In this short review, Dustin Voss of the London School of Economics points out that monopolistic superstar firms tend to extract profits rather than to invest them into workers’ salaries and benefits or capital.
Corporate mergers are often painted as welcome happenings. Larger, more successful companies buy smaller ones to bolster their efficiency and infect them with a more productive corporate culture. Efficiency gains should translate into increased productivity and ultimately into growing profits which then are reinvested in company capital and also distributed to employees. As long as a certain degree of fruitful competition remains, the pros should prevail.
But as enlightening research by American economist Simcha Barkai indicates, portraited in a recent article on VICE, this common trickle-down effect fails to materialise. Rather, Barkai finds that as corporations get bigger, the labour share in the non-financial corporate sector (encompassing 80 million (!) workers), declines significantly. Today, on average 10 percent fewer company profits are going to labour as compared to 30 years ago.
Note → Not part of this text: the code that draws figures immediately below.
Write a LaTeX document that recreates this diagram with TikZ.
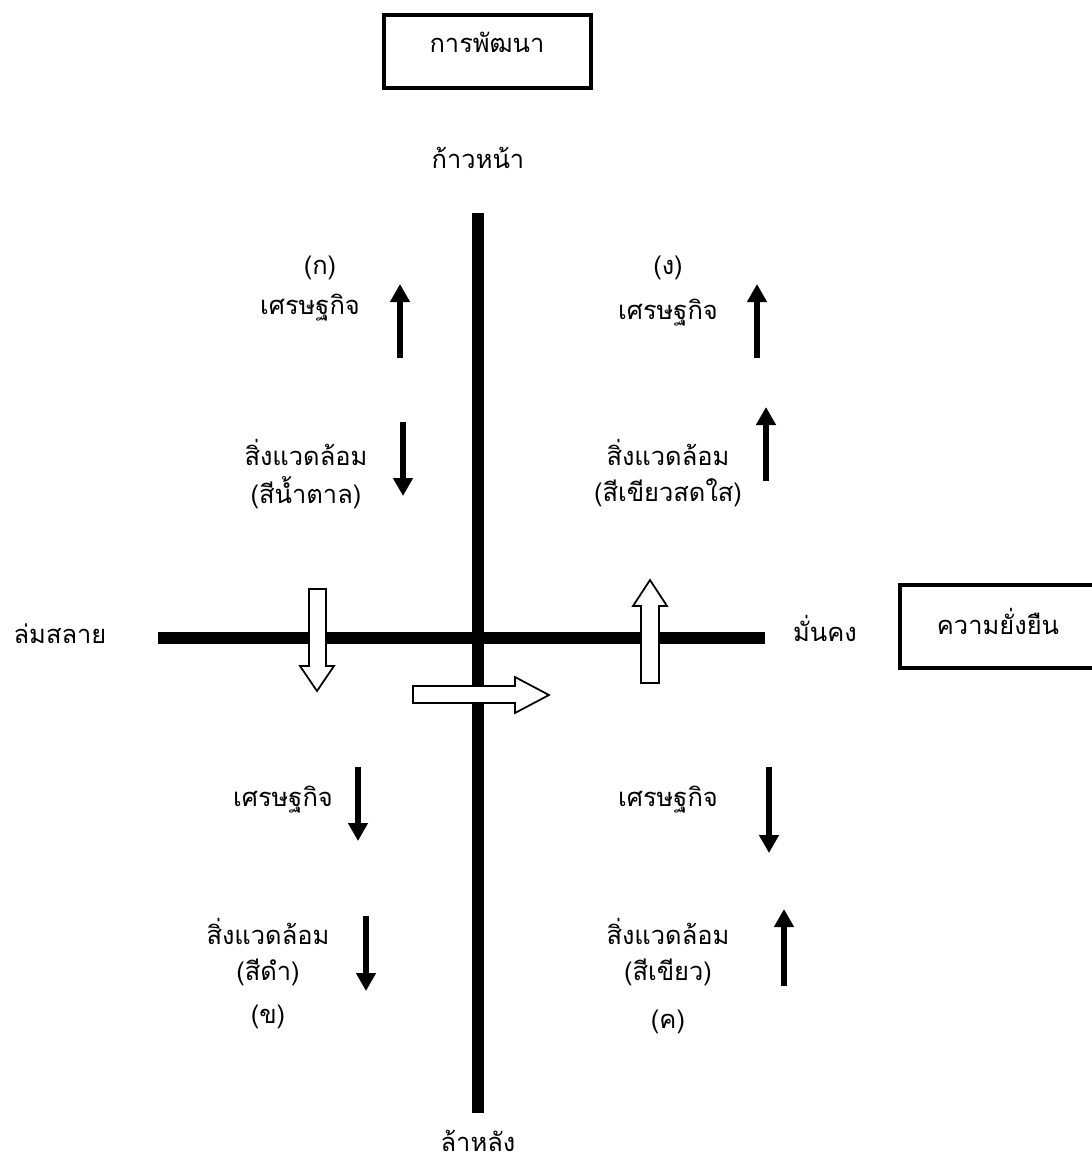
\documentclass[tikz,border=0pt]{standalone}
\usepackage{fontspec}
\newfontfamily\thaifont[Script=Thai]{Loma}
\usetikzlibrary{arrows.meta}

\tikzset{
  lbl/.style={font=\thaifont\fontsize{14.5}{17}\selectfont, inner sep=0pt},
  axis/.style={line width=6.8pt},
  ind/.style={line width=3.4pt, -{Triangle[length=0.36cm,width=0.38cm]}},
  blk/.style={draw, line width=1pt, fill=white, line join=miter},
  frm/.style={draw, line width=2.8pt}
}

\begin{document}
\begin{tikzpicture}[x=0.02cm,y=-0.02cm]
           \useasboundingbox (0,0) rectangle (1092,1171);
           % boxes
           \draw[frm] (384,15) rectangle (591,88);
           \node[lbl] (dev) at (487,42) {การพัฒนา};
           \draw[frm] (900,585) rectangle (1110,668);
           \node[lbl] (sus) at (998,621) {ความยั่งยืน};
           % axes
           \draw[axis] (478,213)--(478,1113); %แกนตั้ง
           \draw[axis] (158,638)--(765,638); %แกนนอน
           \node[lbl] (fwd) at (478,158) {ก้าวหน้า};
           \node[lbl] (bwd) at (478,1141) {ล้าหลัง};
           \node[lbl] (col) at (60,634) {ล่มสลาย};
           \node[lbl] (stb) at (825,628) {มั่นคง};
           % quadrant ก
           \node[lbl] (qa) at (320,268) {(ก)};
           \node[lbl] (qaeco) at (310,308) {เศรษฐกิจ};
           \node[lbl] (qaenv) at (306,452) {สิ่งแวดล้อม};
           \node[lbl] (qacol) at (306,493) {(สีน้ำตาล)};
           \draw[ind] (400,358)--(400,284);
           \draw[ind] (403,422)--(403,496);
           % quadrant ง
           \node[lbl] (qd) at (668,268) {(ง)};
           \node[lbl] (qdeco) at (668,313) {เศรษฐกิจ};
           \node[lbl] (qdenv) at (668,452) {สิ่งแวดล้อม};
           \node[lbl] (qdcol) at (668,493) {(สีเขียวสดใส)};
           \draw[ind] (757,358)--(757,284);
           \draw[ind] (766,481)--(766,407);
           % quadrant ข
           \node[lbl] (qbeco) at (283,800) {เศรษฐกิจ};
           \node[lbl] (qbenv) at (268,931) {สิ่งแวดล้อม};
           \node[lbl] (qbcol) at (268,972) {(สีดำ)};
           \node[lbl] (qb) at (268,1017) {(ข)};
           \draw[ind] (358,767)--(358,841);
           \draw[ind] (366,916)--(366,991);
           % quadrant ค
           \node[lbl] (qceco) at (668,800) {เศรษฐกิจ};
           \node[lbl] (qcenv) at (668,931) {สิ่งแวดล้อม};
           \node[lbl] (qccol) at (668,972) {(สีเขียว)};
           \node[lbl] (qc) at (668,1022) {(ค)};
           \draw[ind] (769,767)--(769,853);
           \draw[ind] (784,986)--(784,909);
           % block arrows
           \draw[blk] (309,589)--(326,589)--(326,666)--(334,666)--(317,691)--(300,666)--(309,666)--cycle;
           \draw[blk] (413,686)--(515,686)--(515,677)--(549,695)--(515,713)--(515,703)--(413,703)--cycle;
           \draw[blk] (641,683)--(641,606)--(633,606)--(650,580)--(667,606)--(659,606)--(659,683)--cycle;
\end{tikzpicture}
\end{document}
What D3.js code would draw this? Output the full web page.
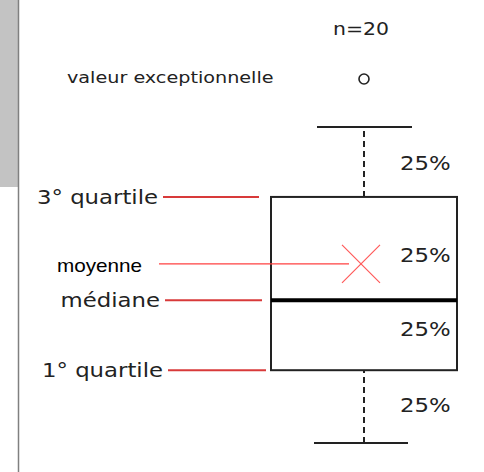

What could explain this remarkable drop? The most prominent story goes like this: Digitalisation and increased automation mean that more efficient machines and robots are taking the jobs. Fewer jobs mean less investment in wages and benefits which are comprised together in the labour share. But if this explanation would hold, all other things equal, we should observe roughly an even trade-off between labour share and capital investment. However, most notably Barkai finds no such trade-off. Actually, he observes an even more significant drop in capital share (-30%) as compared to labour, while overall profits remain steady on the rise.
So, where’s all that money going? Company concentration and increased merger activity seem to be the problem. After all, the trend of decreasing labour and capital shares are significantly more prominent in companies facing less competition. Here it seems much easier for capital to extract profits instead of reinvesting them for more competitive means. Firms facing challenging competition in more dynamic markets can’t afford such behaviour. Thus, Barkai crucially reminds us that corporate concentration does not only hamper competition and influences price setting, but also reduces firm investment, undermines efficiency, and leads to increased inequality between capital and labour.
Against these findings, the question that managers of superstar firms in the non-financial corporate sector should probably ask themselves is who will pay for the products they’re producing at the end of the day, if the labour share of their own employees keeps falling and falling.
Dustin Voss is an entering PhD student in the European Institute of the London School of Economics.